Another factor in China's response is imitation: will other countries copy the American action? For sector tariffs, this is likely, both because the U.S. blazed the trail and due to fear of a flood of Chinese goods being diverted from a closed American market. In the case of a BAT, most countries already apply a close approximation - a value-added tax. These could be tweaked but a flood of new trade barriers aimed at China is unlikely to follow from an American BAT.
Another reason Beijing might not respond directly to the BAT is also a reason Washington might not adopt one: it may be judged as breaking the rules of the World Trade Organization (WTO). Value-added taxes are accepted by the WTO, if for perhaps dubious reasons. The proposed form of the BAT is economically equivalent to a value-added tax but it is not legally equivalent.
The difference is small enough that the WTO is not obliged to rule against a BAT and may feel pressured not to do so if the reform turns out to have strong American political support. Or the WTO may force the U.S. to choose between modifying its tax reform or facing retaliation. Either way, Beijing has the option of outsourcing its response, joining a multi-country WTO case and accepting the decision.
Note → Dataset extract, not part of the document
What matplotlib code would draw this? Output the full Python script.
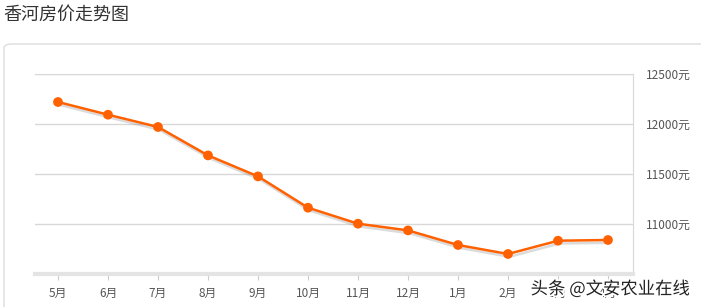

What China would do in response to what the U.S. could do is highly speculative. However, there is a clear principle as to what both should do. Large economies should focus on domestic policy, treating trade as the secondary factor it is. The full American tax reform is an enormous topic, but its impact at home is what matters, not whether the trade deficit barrows. Similarly, Beijing will respond forcefully to anything like a 35% across-the-board tariff aimed only at China. But in the case of the current BAT, China is best served by focusing on fixing its own house.